Every line from the one holding "Recreate this image" through the one holding "plt.rcParams['mathtext.bf'] = 'Liberation" should be returned exactly, both included; the pictures should not.

********

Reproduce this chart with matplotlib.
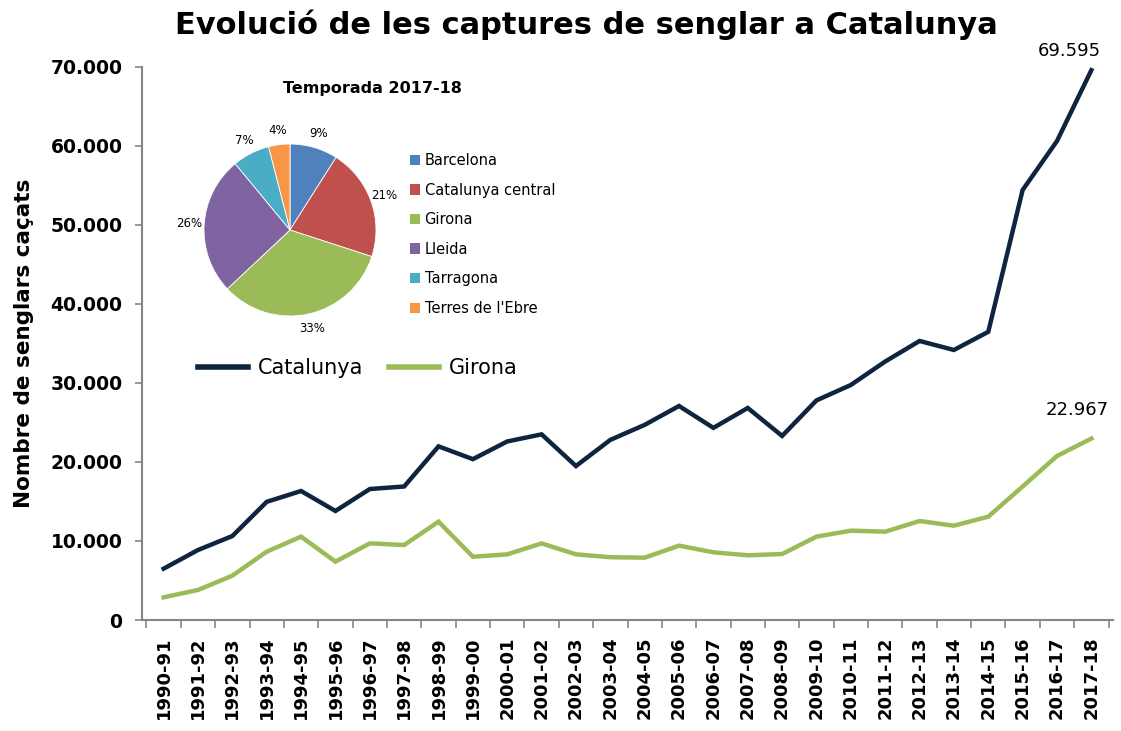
import matplotlib
matplotlib.use("Agg")
import matplotlib.pyplot as plt
from matplotlib.patches import Patch
from matplotlib.ticker import FuncFormatter

seasons = [
    "1990-91", "1991-92", "1992-93", "1993-94", "1994-95", "1995-96", "1996-97",
    "1997-98", "1998-99", "1999-00", "2000-01", "2001-02", "2002-03", "2003-04",
    "2004-05", "2005-06", "2006-07", "2007-08", "2008-09", "2009-10", "2010-11",
    "2011-12", "2012-13", "2013-14", "2014-15", "2015-16", "2016-17", "2017-18",
]
catalunya = [
    6500, 8860, 10630, 14960, 16330, 13800, 16580, 16900, 21980, 20360,
    22600, 23500, 19490, 22800, 24700, 27090, 24320, 26840, 23300, 27800,
    29750, 32720, 35320, 34180, 36480, 54430, 60630, 69595,
]
girona = [
    2870, 3800, 5610, 8650, 10550, 7390, 9700, 9490, 12450, 8010,
    8310, 9700, 8310, 7950, 7890, 9410, 8570, 8190, 8350, 10550,
    11310, 11180, 12530, 11940, 13080, 16900, 20760, 22967,
]

pie_regions = ["Barcelona", "Catalunya central", "Girona", "Lleida",
               "Tarragona", "Terres de l'Ebre"]
pie_shares = [9, 21, 33, 26, 7, 4]
pie_colors = ["#4F81BD", "#C0504D", "#9BBB59", "#8064A2", "#4BACC6", "#F79646"]

navy = "#0F243E"
green = "#9BBB59"
grey = "#868686"

fig = plt.figure(figsize=(11.21, 7.31), dpi=100)
ax = fig.add_axes([142 / 1121, (731 - 620) / 731, (1113 - 142) / 1121, (620 - 67) / 731])

x = list(range(len(seasons)))
ax.plot(x, catalunya, color=navy, lw=3.2, label="Catalunya", solid_joinstyle="miter")
ax.plot(x, girona, color=green, lw=3.2, label="Girona", solid_joinstyle="miter")

ax.set_xlim(-0.63, len(seasons) - 0.37)
ax.set_ylim(0, 70000)
ax.set_yticks(range(0, 70001, 10000))
ax.yaxis.set_major_formatter(FuncFormatter(lambda v, p: "0" if v == 0 else f"{int(v):,}".replace(",", ".")))
ax.set_xticks(x)
ax.set_xticklabels(seasons, rotation=90, fontweight="bold", fontsize=13)
ax.set_xticks([i - 0.5 for i in range(len(seasons) + 1)], minor=True)
ax.tick_params(axis="x", which="major", length=0, pad=12)
ax.tick_params(axis="x", which="minor", length=6, color=grey, width=1.2)
ax.tick_params(axis="y", length=5, color=grey, width=1.2, labelsize=13.5, pad=9)
for lab in ax.get_yticklabels():
    lab.set_fontweight("bold")
for s in ["top", "right"]:
    ax.spines[s].set_visible(False)
for s in ["left", "bottom"]:
    ax.spines[s].set_color(grey)
    ax.spines[s].set_linewidth(1.5)

ax.set_ylabel("Nombre de senglars caçats", fontsize=15.5, fontweight="bold", labelpad=12)

ax.annotate(f"{catalunya[-1]:,}".replace(",", "."), (x[-1], catalunya[-1]),
            xytext=(-16, 10), textcoords="offset points", ha="center", fontsize=13)
ax.annotate(f"{girona[-1]:,}".replace(",", "."), (x[-1], girona[-1]),
            xytext=(-10, 17), textcoords="offset points", ha="center", fontsize=13)

leg = ax.legend(loc="center left", bbox_to_anchor=(0.049, 0.456), ncol=2, frameon=False,
                fontsize=15, handlelength=2.4, columnspacing=1.2, handletextpad=0.5,
                borderaxespad=0)
for ln in leg.get_lines():
    ln.set_linewidth(4)

fig.text(0.523, 0.966, "Evolució de les captures de senglar a Catalunya",
         ha="center", va="center", fontsize=22, fontweight="bold")

# inset pie
r = 86
pax = fig.add_axes([(290 - r) / 1121, (731 - 230 - r) / 731, 2 * r / 1121, 2 * r / 731])
wedges, _, autotexts = pax.pie(pie_shares, colors=pie_colors, startangle=90, counterclock=False,
                               autopct="%1.0f%%", pctdistance=1.17, radius=1,
                               wedgeprops=dict(edgecolor="white", linewidth=0.6),
                               textprops=dict(fontsize=8.5))
pax.set_xlim(-1, 1)
pax.set_ylim(-1, 1)
pax.set_aspect("equal")
fig.text(372 / 1121, 1 - 88 / 731, "Temporada 2017-18", ha="center", va="center",
         fontsize=11.5, fontweight="bold")
handles = [Patch(facecolor=c, edgecolor="none") for c in pie_colors]
fig.legend(handles, pie_regions, loc="upper left", bbox_to_anchor=(407 / 1121, 1 - 150 / 731),
           frameon=False, fontsize=10.5, handlelength=0.7, handleheight=0.7,
           handletextpad=0.3, labelspacing=1.0, borderaxespad=0, borderpad=0.2)

fig.savefig("out.png", dpi=100)
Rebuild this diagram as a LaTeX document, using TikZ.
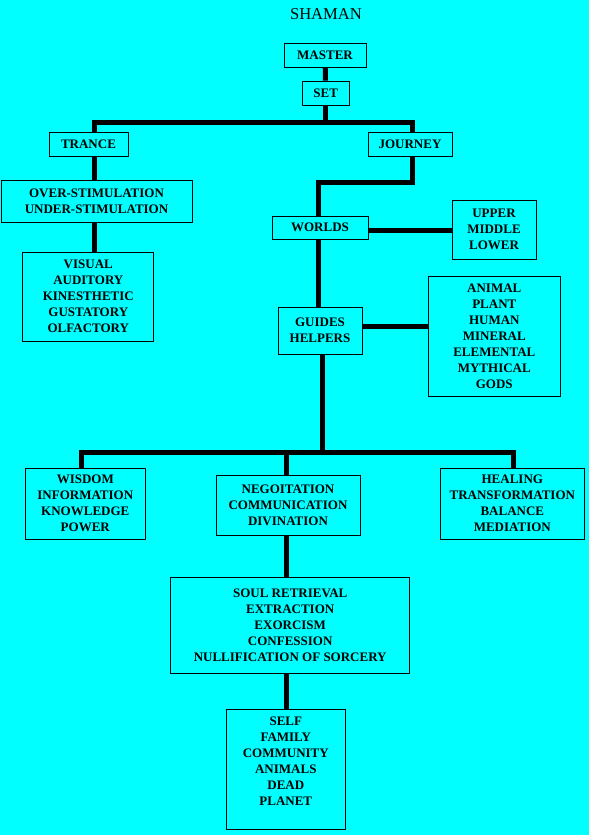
\documentclass[tikz,border=0pt]{standalone}
\usepackage{fontspec}
\setmainfont{Liberation Serif}
\usetikzlibrary{positioning}
\definecolor{shamanbg}{RGB}{0,255,255}
\tikzset{
  box/.style={draw, line width=0.9pt, inner sep=0pt, align=center,
    font=\fontsize{13}{16}\selectfont\bfseries},
  link/.style={line width=5pt, line join=miter}
}

\begin{document}
\begin{tikzpicture}[x=1pt,y=-1pt]
  \fill[shamanbg] (0,0) rectangle (589,835);
  \useasboundingbox (0,0) rectangle (589,835);
  \node (title) at (326,14) {\fontsize{16.6}{18}\selectfont SHAMAN};
  \node[box, minimum width=82, minimum height=24] (master) at (325,55.5) {MASTER};
  \node[box, minimum width=47, minimum height=24] (set) at (325.7,93) {SET};
  \node[box, minimum width=79, minimum height=24] (trance) at (88.5,144) {TRANCE};
  \node[box, minimum width=84, minimum height=24] (journey) at (410,144) {JOURNEY};
  \node[box, minimum width=191, minimum height=42] (stim) at (96.5,201)
    {OVER-STIMULATION\\UNDER-STIMULATION};
  \node[box, minimum width=131, minimum height=89] (senses) at (88.3,296.5)
    {VISUAL\\AUDITORY\\KINESTHETIC\\GUSTATORY\\OLFACTORY};
  \node[box, minimum width=96, minimum height=23] (worlds) at (320,227.5) {WORLDS};
  \node[box, minimum width=84, minimum height=59] (levels) at (494,229.5)
    {UPPER\\MIDDLE\\LOWER};
  \node[box, minimum width=84, minimum height=47] (guides) at (320,330.5)
    {GUIDES\\HELPERS};
  \node[box, minimum width=131.5, minimum height=120] (spirits) at (494.3,336)
    {ANIMAL\\PLANT\\HUMAN\\MINERAL\\ELEMENTAL\\MYTHICAL\\GODS};
  \node[box, minimum width=119.5, minimum height=71] (wisdom) at (85.3,503.5)
    {WISDOM\\INFORMATION\\KNOWLEDGE\\POWER};
  \node[box, minimum width=144, minimum height=60] (nego) at (288,505)
    {NEGOITATION\\COMMUNICATION\\DIVINATION};
  \node[box, minimum width=143.3, minimum height=71] (healing) at (512.3,503.5)
    {HEALING\\TRANSFORMATION\\BALANCE\\MEDIATION};
  \node[box, minimum width=239, minimum height=96] (soul) at (290.2,625)
    {SOUL RETRIEVAL\\EXTRACTION\\EXORCISM\\CONFESSION\\NULLIFICATION OF SORCERY};
  \node[box, minimum width=118.3, minimum height=120] (self) at (285.8,769)
    {SELF\\FAMILY\\COMMUNITY\\ANIMALS\\DEAD\\PLANET\\\phantom{X}};
  % branch points
  \coordinate (barL) at (94,122.5);
  \coordinate (barR) at (412,122.5);
  \coordinate (wx) at (318,182);
  \coordinate (hub) at (322,452);
  \coordinate (hubL) at (81,452);
  \coordinate (hubR) at (513,452);
  \coordinate (down) at (286,452);
  \draw[link] (master) -- (set);
  \draw[link] (set) -- (set |- barL);
  \draw[link] (trance.north -| barL) -- (barL) -- (barR) -- (journey.north -| barR);
  \draw[link] (trance.south -| barL) -- (stim.north -| barL);
  \draw[link] (stim.south -| barL) -- (senses.north -| barL);
  \draw[link] (journey.south -| barR) |- (wx) -- (worlds.north -| wx);
  \draw[link] ([yshift=-2.5pt]worlds.east) -- ([yshift=-2.5pt]worlds.east -| levels.west);
  \draw[link] (worlds.south -| wx) -- (guides.north -| wx);
  \draw[link] ([yshift=4pt]guides.east) -- ([yshift=4pt]guides.east -| spirits.west);
  \draw[link] (guides.south -| hub) -- (hub);
  \draw[link] (wisdom.north -| hubL) -- (hubL) -- (hubR) -- (healing.north -| hubR);
  \draw[link] (down) -- (nego.north -| down);
  \draw[link] (nego.south -| down) -- (soul.north -| down);
  \draw[link] (soul.south -| down) -- (self.north -| down);
\end{tikzpicture}
\end{document}
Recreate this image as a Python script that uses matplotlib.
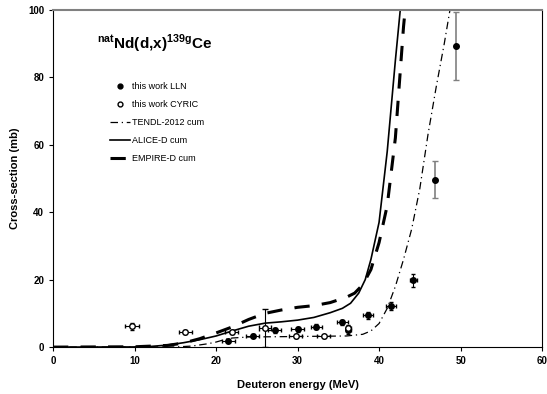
import matplotlib
matplotlib.use("Agg")
import matplotlib.pyplot as plt
from matplotlib.lines import Line2D

plt.rcParams['font.family'] = ['Liberation Sans', 'DejaVu Sans']
plt.rcParams['mathtext.fontset'] = 'custom'
plt.rcParams['mathtext.rm'] = 'Liberation Sans'
plt.rcParams['mathtext.bf'] = 'Liberation Sans:bold'

# measured data, this work LLN (filled)
lln_e = [21.5, 24.5, 27.2, 30.0, 32.3, 35.5, 36.2, 38.6, 41.5, 44.2]
lln_xs = [1.9, 3.4, 5.0, 5.3, 6.1, 7.3, 5.2, 9.4, 12.2, 19.8]
lln_de = [0.8, 0.8, 0.8, 0.8, 0.7, 0.7, 0.3, 0.6, 0.6, 0.4]
lln_dxs = [0.4, 0.5, 0.7, 0.7, 0.7, 0.8, 1.2, 1.0, 1.3, 2.0]

# high-energy LLN points with large (gray) errors
lln_hi_e = [46.9, 49.4]
lln_hi_xs = [49.6, 89.3]
lln_hi_dxs = [5.5, 10.1]

# this work CYRIC (open)
cyr_e = [9.7, 16.2, 21.9, 29.8, 33.2, 36.2]
cyr_xs = [6.2, 4.5, 4.5, 3.3, 3.2, 5.6]
cyr_de = [0.9, 0.8, 0.8, 0.8, 0.8, 0.3]
cyr_dxs = [1.0, 0.6, 0.6, 0.5, 0.5, 1.0]

cyr26_e = [26.0]
cyr26_xs = [5.7]
cyr26_dxs = [5.7]

# model curves
tendl_e = [0, 15, 17, 19, 20, 21, 22, 24, 28, 32, 36, 38, 39, 40, 41, 42, 43, 44, 45, 46, 47, 48, 48.7]
tendl_xs = [0, 0.05, 0.3, 1.0, 1.5, 2.2, 2.7, 3.0, 3.1, 3.2, 3.3, 3.8, 4.8, 7.0, 11.5, 18, 26, 35, 47, 63, 77, 90, 100]

alice_e = [0, 10, 12, 14, 16, 18, 20, 22, 24, 26, 28, 30, 32, 34, 35.5, 36.5, 37.5, 38.3, 39, 40, 41, 42, 42.6]
alice_xs = [0, 0.05, 0.2, 0.6, 1.3, 2.2, 3.3, 4.8, 6.2, 7.1, 7.5, 8.0, 8.8, 10.2, 11.5, 13, 16, 20, 26, 37, 58, 85, 100]

empire_e = [0, 10, 14, 16, 18, 20, 22, 24, 26, 28, 30, 32, 34, 36, 37, 38, 39, 40, 41, 42, 43, 43.2]
empire_xs = [0, 0.1, 0.5, 1.2, 2.5, 4.2, 6.0, 8.2, 10.0, 11.0, 11.8, 12.3, 13.2, 14.8, 16, 18.5, 23, 31, 42, 62, 95, 100]

fig = plt.figure(figsize=(5.47, 3.94), dpi=100)
ax = fig.add_axes([0.097, 0.119, 0.894, 0.856])

ax.errorbar(lln_e, lln_xs, xerr=lln_de, yerr=lln_dxs, fmt='o', color='black',
            ms=4, elinewidth=0.8, capsize=1.5)
ax.errorbar(lln_hi_e, lln_hi_xs, yerr=lln_hi_dxs, fmt='o', color='black', ecolor='gray',
            ms=4, elinewidth=1.2, capsize=2)
ax.errorbar(cyr_e, cyr_xs, xerr=cyr_de, yerr=cyr_dxs, fmt='o', color='black', mfc='white',
            ms=4, elinewidth=0.8, capsize=1.5)
ax.errorbar(cyr26_e, cyr26_xs, xerr=0.7, yerr=cyr26_dxs, fmt='o', color='black', mfc='white',
            ms=4, elinewidth=0.8, capsize=2)

ax.plot(tendl_e, tendl_xs, color='black', lw=0.9, dashes=[6, 3, 1, 3])
ax.plot(alice_e, alice_xs, color='black', lw=1.2)
ax.plot(empire_e, empire_xs, color='black', lw=2.2, dashes=[5, 4])

handles = [
    Line2D([], [], ls='none', marker='o', color='black', ms=3.5),
    Line2D([], [], ls='none', marker='o', color='black', mfc='white', ms=3.5),
    Line2D([], [], color='black', lw=0.9, dashes=[6, 3, 1, 3]),
    Line2D([], [], color='black', lw=1.2),
    Line2D([], [], color='black', lw=2.2, dashes=[5, 4]),
]
labels = ['this work LLN', 'this work CYRIC', 'TENDL-2012 cum', 'ALICE-D cum', 'EMPIRE-D cum']

ax.set_xlim(0, 60)
ax.set_ylim(0, 100)
ax.set_xticks(range(0, 61, 10))
ax.set_yticks(range(0, 101, 20))
ax.tick_params(labelsize=7, length=3, width=0.8)
for t in ax.get_xticklabels() + ax.get_yticklabels():
    t.set_fontweight('bold')
ax.spines['top'].set_color('gray')
ax.spines['top'].set_linewidth(1.5)

ax.set_xlabel('Deuteron energy (MeV)', fontsize=8, fontweight='bold', labelpad=10)
ax.set_ylabel('Cross-section (mb)', fontsize=8, fontweight='bold', labelpad=6)

ax.text(0.09, 0.9, r'$^{\mathbf{nat}}$Nd(d,x)$^{\mathbf{139g}}$Ce', transform=ax.transAxes,
        fontsize=11, fontweight='bold', va='center')

ax.legend(handles, labels, loc='upper left', bbox_to_anchor=(0.1, 0.81), frameon=False,
          fontsize=6.5, handlelength=2.2, handletextpad=0.2, labelspacing=1.0)

fig.savefig('out.png', dpi=100)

********

### Result of the exercise
Recreate this image as a Python script that uses matplotlib.
import matplotlib
matplotlib.use("Agg")
import matplotlib.pyplot as plt
from matplotlib.lines import Line2D

plt.rcParams['font.family'] = ['Liberation Sans', 'DejaVu Sans']
plt.rcParams['mathtext.fontset'] = 'custom'
plt.rcParams['mathtext.rm'] = 'Liberation Sans'
plt.rcParams['mathtext.bf'] = 'Liberation Sans:bold'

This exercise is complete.